GM president on its electric future: ‘We can’t get away with vaporware’

After GM’s official dedication yesterday of its Detroit-Hamtramck plant strictly for electric cars, Electrek spoke with Mark Reuss, the company’s president. We wanted to hear directly from GM leadership about its level of commitment to quickly deliver on multi-billion-dollar, global EV plans. Here is an edited version of Reuss’s discussion with us and a small group of reporters.

Can you talk about the pace of EV adoption and when you expect a tipping point?

The turning point is now because we have to plan for an electric portfolio to eventually become the standard. I don’t think there’s an inflection point that says it’s 30%, 40%, 50% adoption. And I don’t want to put a year on that because the customer will decide based on solving the friction points, such as price, range, and infrastructure, that prevent people from buying electric vehicles as a primary vehicle and not a secondary vehicle. It’s our job to solve all of those, and that’s what we’re doing.

Will your next EV be a Cadillac SUV or a pickup?

You’ll see multiple pickup trucks, but not all pickup trucks are the same. There are all sorts of micro-segments within pickup trucks. There are mainline high-volume segments. There are midsize and full-size segments. There are a lot of things we haven’t announced yet, but there’s a wide bandwidth that we can accomplish with our battery-electric truck platform.

We have a very modular set of batteries. We can go low-floor, low roof. Or we can go high-roof, high pack.

How will you prepare your dealers to sell EVs?

We have one of the best dealer, sales, and service networks in the industry. We’ve done electric cars and plug-in hybrid cars. But they weren’t in scale. Two cars do not make a strategy.

So with the next Bolt, and what comes after that Bolt, the plan is to change the retail-buying experience. (Note: the next Bolt is likely an SUV variant built in the Orion plant.) I showed a group of some of our best, top-volume dealers, maybe four weeks ago, the electric portfolio in General Motors.

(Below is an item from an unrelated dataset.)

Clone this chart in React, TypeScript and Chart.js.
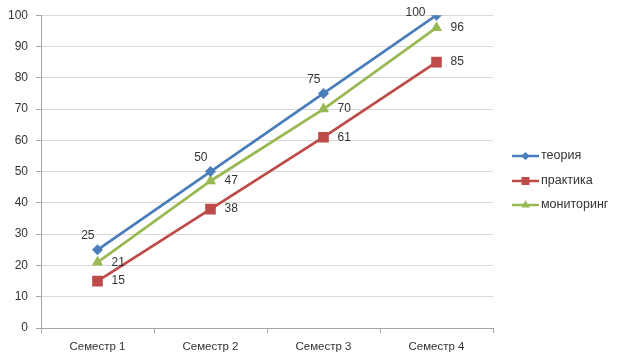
import React, { useEffect, useRef } from "react";
import { Chart, registerables } from "chart.js";

Chart.register(...registerables);

const categories = ["Семестр 1", "Семестр 2", "Семестр 3", "Семестр 4"];
const seriesNames = ["теория", "практика", "мониторинг"];
const theory = [25, 50, 75, 100];
const practice = [15, 38, 61, 85];
const monitoring = [21, 47, 70, 96];
const yTicks = [0, 10, 20, 30, 40, 50, 60, 70, 80, 90, 100];

const colors = ["#4A7EBB", "#BE4B48", "#98B954"];
const pointStyles = ["rectRot", "rect", "triangle"];
const pointRadii = [5.5, 7.5, 6.5];
const FONT = "'Liberation Sans', Arial, sans-serif";
const TEXT = "#333333";

const labelPlugin = {
  id: "valueLabels",
  afterDatasetsDraw(chart: any) {
    const ctx = chart.ctx;
    ctx.save();
    ctx.font = `12px ${FONT}`;
    ctx.fillStyle = TEXT;
    ctx.textBaseline = "middle";
    chart.data.datasets.forEach((ds: any, i: number) => {
      const meta = chart.getDatasetMeta(i);
      meta.data.forEach((pt: any, j: number) => {
        const v = String(ds.data[j]);
        if (i === 0) {
          ctx.textAlign = "right";
          let y = pt.y - 14;
          let x = pt.x - 3;
          if (y < chart.chartArea.top) {
            y = pt.y - 3;
            x = pt.x - 11;
          }
          ctx.fillText(v, x, y);
        } else {
          ctx.textAlign = "left";
          ctx.fillText(v, pt.x + 14, pt.y);
        }
      });
    });
    ctx.restore();
  },
};

function drawMarker(ctx: any, style: string, x: number, y: number, r: number, color: string) {
  ctx.fillStyle = color;
  ctx.beginPath();
  if (style === "rectRot") {
    ctx.moveTo(x, y - r);
    ctx.lineTo(x + r, y);
    ctx.lineTo(x, y + r);
    ctx.lineTo(x - r, y);
  } else if (style === "rect") {
    const s = r * Math.SQRT1_2;
    ctx.rect(x - s, y - s, 2 * s, 2 * s);
  } else {
    ctx.moveTo(x, y - r);
    ctx.lineTo(x + r * 0.87, y + r * 0.5);
    ctx.lineTo(x - r * 0.87, y + r * 0.5);
  }
  ctx.closePath();
  ctx.fill();
}

const legendPlugin = {
  id: "customLegend",
  afterDraw(chart: any) {
    const ctx = chart.ctx;
    const x0 = 512;
    const x1 = 539;
    const ys = [156, 181, 205];
    ctx.save();
    chart.data.datasets.forEach((ds: any, i: number) => {
      const y = ys[i];
      ctx.strokeStyle = ds.borderColor;
      ctx.lineWidth = 2.5;
      ctx.beginPath();
      ctx.moveTo(x0, y);
      ctx.lineTo(x1, y);
      ctx.stroke();
      drawMarker(ctx, ds.pointStyle, (x0 + x1) / 2, y, ds.pointRadius * 0.75, ds.borderColor);
      ctx.fillStyle = TEXT;
      ctx.font = `12.5px ${FONT}`;
      ctx.textAlign = "left";
      ctx.textBaseline = "middle";
      ctx.fillText(ds.label, x1 + 2, y);
    });
    ctx.restore();
  },
};

export default function App() {
  const ref = useRef<HTMLCanvasElement>(null);
  useEffect(() => {
    if (!ref.current) return;
    const series = [theory, practice, monitoring];
    const chart = new Chart(ref.current, {
      type: "line",
      data: {
        labels: categories,
        datasets: series.map((d, i) => ({
          label: seriesNames[i],
          data: d,
          borderColor: colors[i],
          backgroundColor: colors[i],
          borderWidth: 2.75,
          pointStyle: pointStyles[i] as any,
          pointRadius: pointRadii[i],
          pointBorderWidth: 0,
          tension: 0,
        })),
      },
      options: {
        animation: false,
        responsive: false,
        layout: { padding: { left: 0, right: 131, top: 15, bottom: 0 } },
        plugins: { legend: { display: false }, tooltip: { enabled: false } },
        scales: {
          x: {
            offset: true,
            grid: {
              offset: true,
              drawOnChartArea: false,
              drawTicks: true,
              tickLength: 5,
              color: "#A6A6A6",
            },
            border: { color: "#A6A6A6" },
            ticks: { color: TEXT, font: { family: FONT, size: 11.5 }, padding: 7 },
            afterFit: (s: any) => {
              s.height = 35;
            },
          },
          y: {
            min: 0,
            max: 100,
            afterBuildTicks: (s: any) => {
              s.ticks = yTicks.map((v) => ({ value: v }));
            },
            grid: { color: "#D9D9D9", tickLength: 5, tickColor: "#A6A6A6" },
            border: { color: "#A6A6A6" },
            ticks: { color: TEXT, font: { family: FONT, size: 12 }, padding: 8 },
            afterFit: (s: any) => {
              s.width = 41;
            },
          },
        },
      },
      plugins: [labelPlugin, legendPlugin],
    });
    return () => chart.destroy();
  }, []);
  return (
    <div style={{ position: "fixed", left: 0, top: 0, width: 624, height: 363, background: "#fff" }}>
      <canvas ref={ref} width={624} height={363} style={{ width: 624, height: 363 }} />
    </div>
  );
}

They couldn’t believe the commitment and the excitement around those entries, which is different from where we’ve been before.

Will your EVs be North-America focused?

These are global vehicles. The battery strategy and architecture is very global. And so when we design our new battery packs, they are designed to accommodate things like a prismatic-cell structure that is highly used in China, or our more mainline pouch system that we have with LG in North America and the United States. That flexibility to do those orientations and configurations of cells enables a footprint that is quite different.

The big cost will be the battery electronic system. As we build scale, it becomes less that way. The chemistry is all vertically integrated. That’s why you see our footprint in Ohio. We’ll do our own electric motors and power-control systems. Chemistries come out of our labs in collaboration with global suppliers. So this is very much a global scale.

What about the profitability of your EVs?

Our next-gen EVs will be profitable from Day One. That will be driven by scale. There will be no losses. Every car that comes out will be profitable.

GM President Mark Reuss greets Michigan Lt. Governor Garlin Gilchrist and Michigan Governor Gretchen Whitmer at the GM Detroit- Hamtramck plant.

GM President Mark Reuss greets Michigan Lt. Governor Garlin Gilchrist and Michigan Governor Gretchen Whitmer at the GM Detroit- Hamtramck plant.

How will you configure the motors for your new EVs?

We have sets of different output motors for front-wheel drive, all-wheel drive, and rear-wheel-drive. We have all of that. We can do anything we want. We can do it on a scale, and we can do it in a torque capacity and efficiency that is very high.

Will your battery packs keep getting bigger?

No. When we started with the Volt and the Bolt, we probably over-designed those battery packs. They may never die. But along the way, you learn how to control it and how people really use it, which until you do it, you’re guessing. So with better efficiency along the way, you’re decreasing the cell cost and size and improving the curve of performance and value, independent of cell chemistry.

We haven’t yet put a battery-electric truck out there, so we don’t know exactly the duty cycle on that, but we do know how people use a Bolt and Volt ­and the sizing of those systems and number of cells. We had a really good head start. The way that you configure the battery is equally important for cost parity.

How do you choose the engineers to work on EVs?

I think that we have the best-equipped technical resources. They are a tour de force. We usually don’t brag about that stuff. But General Motors has to not so much talk about it, but actually show people. That’s what we’re on the verge of. We can’t get away with vaporware.

Electrek’s Take

GM’s big EV plans are in place. Reuss’s themes yesterday were reassuring: multiple vehicles, mass scale, dealer participation, and profitability. (By the way, he said that he’s now personally using a Chevy Bolt as his daily commuter vehicle.)

But it’s been nearly four years since GM put out the Chevy Bolt. And there’s been nothing else electric since then.

Then again, if we take the company’s word for it, there will be an avalanche of new EVs coming from GM ­– the oft-quoted 20 new models by 2023. The clock is ticking.